Enslaved Black people forcibly completed most large-scale agriculture in this period at plantations across central North Carolina. Most notably, the Bennehan-Cameron family owned upwards of 30,000 acres of land in the region and forcibly enslaved over 900 people at a given time, many of whom engaged in agricultural labor (Cameron Family Papers #00133). While enslaved people completed this labor, they also heavily influenced regional foodways, which was often an act of resistance itself. Enslavers used food as a tool of control, often limiting the types of ingredients offered to enslaved people, so by blending traditional African cuisines with crops farmed in the United States, communities resisted dietary control (Regelski). Throughout the 18th and 19th centuries, enslaved people "developed a uniquely African American culture, presence and influence on the South, strongly preserved by today’s Southern cuisine" (Regelski). Fundamental North Carolina foods including pork barbecue, greens, and cornbread, to name only a few, are traditions directly sourced from enslaved Black people in the state and the broader South. 

As the industrialization of the South, and the Piedmont more specifically, continued, the availability of commerical foods diversified the region's food sources. In the 20th century, branded ingredients such as Bisquick and Lipton's Onion Soup Mix, for example, began appearing in community cookbooks developed by churches, women's clubs, and other organizations (Calico Cupboard, 5, 33). Featured below is a recipe from Calico Cupboard, developed by Burkhead United Methodist Church in Winston-Salem, that highlights the use of branded products like Bisquick. 
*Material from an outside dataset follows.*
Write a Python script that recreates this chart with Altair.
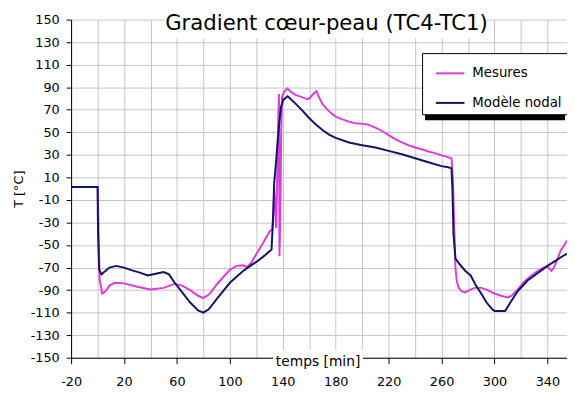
import altair as alt
import pandas as pd

# --- data ---
series_names = ["Mesures", "Modèle nodal"]
series_colors = ["#dc3cdc", "#141464"]

mes_x = [-20, 0.2, 0.8, 1.5, 3.5, 6, 9, 13, 20, 30, 40, 50, 58, 64, 70, 76, 80, 85, 90, 100,
         105, 110, 113, 116, 120, 125, 130, 132, 133, 133.5, 134.2, 135, 135.8, 136.5, 137.1, 137.5,
         138.2, 138.8, 139.5, 141, 143.5, 146, 150, 154, 158, 160, 163, 165.5, 167, 170, 173, 176,
         180, 185, 190, 195, 200, 204, 208, 212, 216, 220, 225, 230, 235, 240, 245, 250, 255, 260,
         265, 267.5, 268.5, 269.5, 270.5, 271.5, 273, 275, 278, 281, 285, 290, 295, 300, 305, 310,
         313, 317.5, 322, 327, 332.5, 337, 340, 343, 345, 348, 350, 356]
mes_y = [1.5, 1.5, -40, -80, -93, -91, -86, -83.5, -84, -87, -89.5, -88, -84.5, -86, -90, -95, -97, -93, -85, -72,
         -68.5, -68, -69.5, -66, -58, -48.5, -38, -36, -20, 2, -15, -35, 10, 60, 84, -60,
         -20, 50, 82, 86, 89, 86, 83, 81.5, 79.5, 80, 84, 86.5, 82, 75, 71, 67.5,
         64, 61.5, 59.5, 58, 57.5, 57, 55, 53, 50.5, 47.5, 44, 41, 38.5, 36.5, 35, 33, 31.5, 29.5,
         28, 27, 10, -30, -70, -82, -88, -91, -92, -90, -88, -88, -90, -93, -95, -96.5,
         -95, -89.5, -83, -78, -73, -70, -69, -73, -70, -61, -55, -44]

mod_x = [-20, 0, 0.4, 1.2, 3, 5, 9, 14, 20, 26, 32, 38, 44, 50, 54, 58, 64, 70, 76, 80, 84, 90, 100,
         110, 116, 120, 125, 128, 131.5, 132.5, 133.5, 135, 136.3, 137.5, 138.7, 140.5, 143.7, 150,
         155, 160, 165, 170, 175, 180, 190, 200, 210, 220, 230, 240, 250, 260, 265, 267.5, 268.2,
         269, 270.5, 274, 278, 282, 286, 290, 294, 298, 300, 308, 312, 317.5, 325, 332.5, 340, 346,
         352, 356]
mod_y = [1.5, 1.5, -40, -72, -76, -74, -70, -68.5, -70, -72.5, -74.5, -77, -75.5, -74, -76, -83, -92, -101,
         -108, -110, -107, -98, -83.5, -73, -68, -65, -60.5, -57.5, -54, -30, 5, 25, 45, 60, 73, 79, 82,
         75, 69, 62.5, 57, 52, 48, 45, 41, 38.5, 36.5, 33.5, 30.5, 27, 23.5, 20, 19, 18, 0, -40, -62,
         -67.5, -73, -77, -86, -93, -101, -106.5, -108.5, -108.5, -101, -91, -81.5, -75, -68.5, -64,
         -59.5, -57]

x_ticks = list(range(-20, 361, 20))
y_ticks = list(range(-150, 151, 20))

chart_title = "Gradient cœur-peau (TC4-TC1)"
x_title = "temps [min]"
y_title = "T [°C]"

FONT = "DejaVu Sans"

df = pd.concat([
    pd.DataFrame({"serie": series_names[0], "t": mes_x, "T": mes_y, "o": range(len(mes_x))}),
    pd.DataFrame({"serie": series_names[1], "t": mod_x, "T": mod_y, "o": range(len(mod_x))}),
])

W, H = 503, 343

x_axis = alt.Axis(
    values=x_ticks, grid=True, gridColor="#c4c4c4", gridWidth=1,
    domainColor="#000000", tickColor="#000000", tickSize=6,
    tickOpacity={"condition": {"test": "(datum.value + 20) % 40 == 0", "value": 1}, "value": 0},
    labelExpr="(datum.value + 20) % 40 == 0 ? '' + datum.value : ''",
    labelFont=FONT, labelFontSize=13, labelColor="#000000", labelPadding=12,
    labelFlush=False, labelOverlap=False, title=None,
)
y_axis = alt.Axis(
    values=y_ticks, grid=True, gridColor="#c4c4c4", gridWidth=1,
    domainColor="#000000", tickColor="#000000", tickSize=5,
    labelExpr="'' + datum.value",
    labelFont=FONT, labelFontSize=13, labelColor="#000000", labelPadding=7,
    labelFlush=False, labelOverlap=False,
    title=y_title, titleFont=FONT, titleFontSize=13, titleFontWeight="normal",
    titleColor="#000000", titlePadding=5,
)

lines = alt.Chart(df).mark_line(strokeWidth=2, clip=True, interpolate="linear").encode(
    x=alt.X("t:Q", scale=alt.Scale(domain=[-20, 354.8], nice=False, zero=False), axis=x_axis),
    y=alt.Y("T:Q", scale=alt.Scale(domain=[-150, 150], nice=False, zero=False), axis=y_axis),
    color=alt.Color(
        "serie:N",
        scale=alt.Scale(domain=series_names, range=series_colors),
        legend=alt.Legend(
            title=None, orient="none", legendX=356, legendY=34,
            fillColor="#ffffff", strokeColor="#000000", padding=5,
            symbolType="stroke", symbolSize=841, symbolStrokeWidth=2, symbolOffset=8,
            labelFont=FONT, labelFontSize=13.5, labelColor="#000000", labelOffset=7,
            rowPadding=8,
        ),
    ),
    order="o:Q",
    detail="serie:N",
)

title_df = pd.DataFrame({"txt": [chart_title]})
xtitle_df = pd.DataFrame({"txt": [x_title]})

title_box = alt.Chart(title_df).mark_rect(color="#ffffff").encode(
    x=alt.value(95), x2=alt.value(420), y=alt.value(-8), y2=alt.value(19))
title_txt = alt.Chart(title_df).mark_text(
    font=FONT, fontSize=21.5, color="#000000", align="center", baseline="alphabetic"
).encode(x=alt.value(259), y=alt.value(11), text="txt:N")

xt_box = alt.Chart(xtitle_df).mark_rect(color="#ffffff").encode(
    x=alt.value(205), x2=alt.value(296), y=alt.value(335), y2=alt.value(355))
xt_txt = alt.Chart(xtitle_df).mark_text(
    font=FONT, fontSize=14, color="#000000", align="center", baseline="alphabetic"
).encode(x=alt.value(250.5), y=alt.value(351), text="txt:N")

shadow = alt.Chart(title_df).mark_rect(color="#000000").encode(
    x=alt.value(359), x2=alt.value(501), y=alt.value(37), y2=alt.value(102))

chart = alt.layer(title_box, xt_box, shadow, lines, title_txt, xt_txt).properties(
    width=W, height=H,
    autosize=alt.AutoSizeParams(type="none"),
    padding={"left": 64, "top": 9, "right": 0, "bottom": 34},
    background="#ffffff",
).configure_view(stroke="transparent")

chart.save("out.html", embed_options={"renderer": "svg", "actions": False})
Sausage Balls - Calico Cupboard, 1974 - Mrs. Thomas S. Irwin (Janie)
 
1 lb. sausage
10 oz. cheese (grated)
3 c. Bisquick

Mix all together at room temperature. Pinch into small balls (1 teaspoon). Bake 10 to 15 minutes at 375°. Freeze. To reheat, remove from freezer at bake at 300° for 10 minutes. 

These new inclusions largely resulted from a more diversified economy, which allowed these branded items to be produced elsewhere and shipped to local stores. Additionally, the nation at large experienced an increased desire for convenience items, such as condensed soups and boxed cake mixes, as more women began working outside of the home. While those phenomena are not necessarily unique to the Piedmont, they greatly impacted the region's foodways. Despite these changes, local agriculture remained an important part of the regional diet, with dairy, meat, and vegetables from industrial farms maintaining particular prominence. 

Agriculture remains a significant cultural and economic driver in central North Carolina. Across the region, the remnants of historic farms are interspersed with modern industrial farms producing a variety of niche crops such as grapes for craft wineries or pumpkins for festivals, as well as key food sources like corn, wheat, and soybeans. Additionally, local farmers' markets and farm-to-table restaurants intentionally promote locally produced foods that eventually make their way to tables across the region. Even as modern conveniences intertwine with traditions, local Piedmont foodways persist within homes and organizations such as Piedmont Grown and the Piedmont Triad Regional Food Council. These organizations and others like them work with North Carolinians to highlight the importance of local agriculture on what we eat and how we eat it. 

 References and Further Reading:
Calico Cupboard. Burkhead United Methodist Church, 1974, https://archive.org/details/calicocupboard00unse.
Cameron Family Papers #00133, Southern Historical Collection, Wilson Special Collections Library, The University of North Carolina at Chapel Hill.
Cathey, C. (1956). Agricultural Developments in North Carolina, 1783-1860. The University of North Carolina Press.
Egerton J., Egerton A. B., & Clayton A. (1987). Southern Food: At Home, on the Road, in History. 1st ed., University of North Carolina Press.
Montford McGehee Papers #01125, Southern Historical Collection, Wilson Special Collections Library, The University of North Carolina at Chapel Hill.
Piedmont Grown, 1 Mar. 2024, https://www.piedmontgrown.org/.
“Piedmont Triad Regional Food Council.” Piedmont Triad Regional Council, https://www.ptrc.org/services/regional-planning/food-council
Regelski, C. “The Soul of Food: Slavery’s Influence on Southern Cuisine.” U.S. History Scene, https://ushistoryscene.com/article/slavery-southern-cuisine/. 
Soup to Nuts: A Cook Book of Recipes Contributed by Housewives and Husbands of Alamance County and other Sections of State and Country. The Woman's Auxiliary of The Church of the Holy Comforter, 1900, https://archive.org/details/souptonutscookbo00unse
Twitty, M. (2017). The Cooking Gene: A Journey Through African American Culinary History in the Old South. Amistad Press.